Honeywell has announced the results of its portfolio review, including its intention to separately spin off its Homes product portfolio and ADI Global distribution business, as well as its Transportation Systems business, into two stand-alone, publicly-traded companies. The planned separation transactions are intended to be tax-free spins to Honeywell shareowners for U.S. federal income tax purposes and are expected to be completed by the end of 2018.
“The announcement marks the culmination of a rigorous portfolio review involving a detailed assessment of every Honeywell business. As part of that review, we analysed numerous criteria, including growth outlook, financial performance, market dynamics, potential for disruption, and, most importantly, assessment of fit as a Honeywell business,” said Honeywell President and CEO Darius Adamczyk.
“The remaining Honeywell portfolio will consist of high-growth businesses in six attractive industrial end markets, each aligned to global mega trends including energy efficiency, infrastructure investment, urbanisation and safety. These businesses are best positioned to leverage Honeywell synergies from our technologies, financial and business models, and talent. Our simplified portfolio will offer multiple platforms for organic growth and margin expansion through further deployment of our world-class HOS Gold operating system and the Honeywell Sentience Platform. Honeywell will also have multiple levers for continuing to execute an aggressive capital deployment strategy, including a vigorous and disciplined M&A program.
“The spun businesses will be better positioned to maximise shareowner value through focused strategic decision making and capital allocation tailored for their end markets,” Adamczyk said. “At Honeywell, we will continue our track record of execution, delivering growth, margin expansion, and aggressive capital allocation for our shareowners.”

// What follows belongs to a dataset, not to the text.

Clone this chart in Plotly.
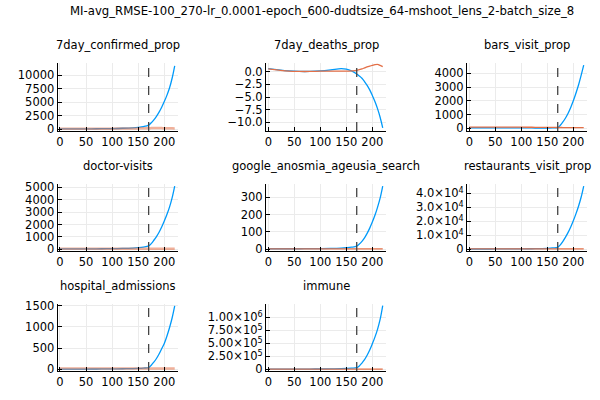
import plotly.graph_objects as go

TITLE = "MI-avg_RMSE-100_270-lr_0.0001-epoch_600-dudtsize_64-mshoot_lens_2-batch_size_8"

PANELS = ["7day_confirmed_prop", "7day_deaths_prop", "bars_visit_prop",
          "doctor-visits", "google_anosmia_ageusia_search", "restaurants_visit_prop",
          "hospital_admissions", "immune"]

DAYS = [0, 20, 40, 60, 80, 100, 120, 140, 150, 160, 170,
        175, 180, 185, 190, 195, 200, 205, 210, 215, 220]
SPLIT_DAY = 170

pred_confirmed = [60, 70, 80, 90, 110, 140, 190, 280, 360, 500, 780,
                  1200, 1750, 2400, 3150, 4050, 5100, 6250, 7600, 9400, 11700]
obs_confirmed = [120, 110, 100, 100, 110, 120, 130, 150, 170, 190, 210,
                 220, 230, 230, 230, 220, 210, 200, 190, 180, 170]

pred_deaths = [0.6, 0.35, 0.15, 0.05, 0.05, 0.15, 0.35, 0.6, 0.5, 0.15, -0.45,
               -0.85, -1.3, -1.95, -2.7, -3.6, -4.7, -5.9, -7.3, -9.0, -11.1]
obs_deaths = [0.55, 0.3, 0.1, 0.05, 0.05, 0.1, 0.1, 0.1, 0.1, 0.15, 0.25,
              0.4, 0.55, 0.75, 0.95, 1.1, 1.25, 1.4, 1.45, 1.25, 1.0]

pred_bars = [40, 40, 40, 35, 35, 30, 25, 20, 20, 25, 50,
             220, 460, 750, 1100, 1520, 2000, 2550, 3150, 3850, 4600]
obs_bars = [80, 80, 80, 80, 80, 80, 75, 70, 70, 65, 60,
            60, 55, 55, 55, 50, 50, 50, 45, 45, 45]

pred_doctor = [30, 30, 35, 40, 45, 55, 70, 100, 130, 180, 270,
               460, 730, 1030, 1380, 1800, 2280, 2800, 3400, 4150, 5100]
obs_doctor = [40, 40, 40, 40, 40, 40, 40, 40, 40, 40, 40,
              40, 40, 40, 40, 40, 40, 40, 40, 40, 40]

pred_google = [3, 3, 3, 3, 4, 4, 5, 7, 9, 12, 18,
               30, 46, 66, 92, 122, 157, 196, 242, 295, 365]
obs_google = [2, 2, 2, 2, 2, 2, 2, 2, 2, 2, 2,
              2, 2, 2, 2, 2, 2, 2, 2, 2, 2]

pred_restaurants = [200, 200, 220, 250, 280, 320, 400, 550, 700, 950, 1400,
                    3200, 5700, 8700, 12100, 16000, 20400, 25300, 30800, 37200, 45200]
obs_restaurants = [300, 300, 300, 300, 300, 300, 300, 300, 300, 300, 300,
                   300, 300, 300, 300, 300, 300, 300, 300, 300, 300]

pred_hospital = [5, 5, 6, 7, 8, 10, 13, 18, 23, 30, 40,
                 95, 170, 255, 360, 485, 610, 780, 980, 1210, 1495]
obs_hospital = [20, 20, 20, 20, 20, 20, 20, 20, 20, 20, 20,
                20, 20, 20, 20, 20, 20, 20, 20, 20, 20]

pred_immune = [3000, 3000, 3500, 4000, 5000, 6000, 8000, 12000, 16000, 21000, 30000,
               65000, 120000, 185000, 270000, 370000, 490000, 620000, 770000, 960000, 1227000]
obs_immune = [5000, 5000, 5000, 5000, 5000, 5000, 5000, 5000, 5000, 5000, 5000,
              5000, 5000, 5000, 5000, 5000, 5000, 5000, 5000, 5000, 5000]

PRED = [pred_confirmed, pred_deaths, pred_bars, pred_doctor,
        pred_google, pred_restaurants, pred_hospital, pred_immune]
OBS = [obs_confirmed, obs_deaths, obs_bars, obs_doctor,
       obs_google, obs_restaurants, obs_hospital, obs_immune]

X_TICKS = [0, 50, 100, 150, 200]
Y_TICKS = [
    ([0, 2500, 5000, 7500, 10000], ["0", "2500", "5000", "7500", "10000"]),
    ([0, -2.5, -5, -7.5, -10], ["0.0", "−2.5", "−5.0", "−7.5", "−10.0"]),
    ([0, 1000, 2000, 3000, 4000], ["0", "1000", "2000", "3000", "4000"]),
    ([0, 1000, 2000, 3000, 4000, 5000], ["0", "1000", "2000", "3000", "4000", "5000"]),
    ([0, 100, 200, 300], ["0", "100", "200", "300"]),
    ([0, 10000, 20000, 30000, 40000],
     ["0", "1.0×10<sup>4</sup>", "2.0×10<sup>4</sup>", "3.0×10<sup>4</sup>", "4.0×10<sup>4</sup>"]),
    ([0, 500, 1000, 1500], ["0", "500", "1000", "1500"]),
    ([0, 250000, 500000, 750000, 1000000],
     ["0", "2.50×10<sup>5</sup>", "5.00×10<sup>5</sup>", "7.50×10<sup>5</sup>", "1.00×10<sup>6</sup>"]),
]

# layout (pixels in a 600x400 canvas)
W, H = 600, 400
COL_PX = [(57.7, 178), (266, 386), (467, 587)]
ROW_PX = [(63.3, 131), (184.3, 251), (304.3, 371)]
Y_RANGES = [(-313, 12155), (-11.72, 1.66), (-196, 4727), (-137, 5242),
            (-10, 375), (-1214, 46430), (-40, 1533), (-33000, 1252000)]
X_RANGE = (-4.4, 226.3)
PALE_OBS = {0, 3, 6}

BLUE = "#009AFA"
ORANGE = "#E36F47"
FONT = "DejaVu Sans"
FS = 11.5

fig = go.Figure()
annotations = []
shapes = []

for i, name in enumerate(PANELS):
    r, c = divmod(i, 3)
    k = "" if i == 0 else str(i + 1)
    x0, x1 = COL_PX[c]
    y0, y1 = ROW_PX[r]
    fig.add_trace(go.Scatter(x=DAYS, y=PRED[i], mode="lines", line=dict(color=BLUE, width=1.3, shape="spline"),
                             xaxis="x" + k, yaxis="y" + k, showlegend=False))
    pale = i in PALE_OBS
    fig.add_trace(go.Scatter(x=DAYS, y=OBS[i], mode="lines",
                             line=dict(color=ORANGE, width=2.5 if pale else 1.3, shape="spline"),
                             opacity=0.55 if pale else 1.0,
                             xaxis="x" + k, yaxis="y" + k, showlegend=False))
    axis_common = dict(showline=True, linecolor="black", linewidth=1, mirror=False,
                       ticks="inside", ticklen=4, tickcolor="black", automargin=False,
                       showgrid=True, gridcolor="#ebebeb", gridwidth=1, zeroline=False,
                       tickfont=dict(family=FONT, size=FS, color="black"))
    fig.update_layout(**{
        "xaxis" + k: dict(domain=[x0 / W, x1 / W], anchor="y" + k, range=list(X_RANGE),
                          tickvals=X_TICKS, ticktext=[str(t) for t in X_TICKS], **axis_common),
        "yaxis" + k: dict(domain=[1 - y1 / H, 1 - y0 / H], anchor="x" + k, range=list(Y_RANGES[i]),
                          tickvals=Y_TICKS[i][0], ticktext=Y_TICKS[i][1], **axis_common),
    })
    shapes.append(dict(type="line", xref="x" + k, yref="y" + k + " domain", x0=SPLIT_DAY, x1=SPLIT_DAY,
                       y0=0, y1=1, line=dict(color="#444444", width=1.3, dash="dash")))
    annotations.append(dict(text=name, x=(x0 + x1) / 2 / W, y=1 - (y0 - 18) / H, xref="paper", yref="paper",
                            xanchor="center", yanchor="middle", showarrow=False,
                            font=dict(family=FONT, size=FS, color="black")))

annotations.append(dict(text=TITLE, x=322 / W, y=1 - 11 / H, xref="paper", yref="paper",
                        xanchor="center", yanchor="middle", showarrow=False,
                        font=dict(family=FONT, size=11.7, color="black")))

fig.update_layout(width=W, height=H, margin=dict(l=0, r=0, t=0, b=0),
                  paper_bgcolor="white", plot_bgcolor="white",
                  annotations=annotations, shapes=shapes, showlegend=False)

# page body has a default 8px margin; drop it so the figure sits at the window corner
fig.write_html("out.html", config={"displayModeBar": False},
               post_script="document.body.style.margin='0';")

The new Homes and Global Distribution business will operate in the home heating, ventilation and air conditioning (HVAC) controls and security markets, and a leading global distributor of security and fire protection products. The business is expected to have annualised revenue of approximately $4.5 billion, a high-yield credit rating, approximately 13,000 employees, and financial responsibility for certain Honeywell legacy liabilities.
Planned separations will not require a shareowner vote. Each spin-off will be subject to finalisation of the contours of the spun-off business, assurance that the separation will be tax-free to Honeywell shareowners for U.S. federal income tax purposes, finalisation of the capital structure of the three corporations, the effectiveness of appropriate filings with the U.S. Securities and Exchange Commission, final approval of the Honeywell Board of Directors, and other customary matters.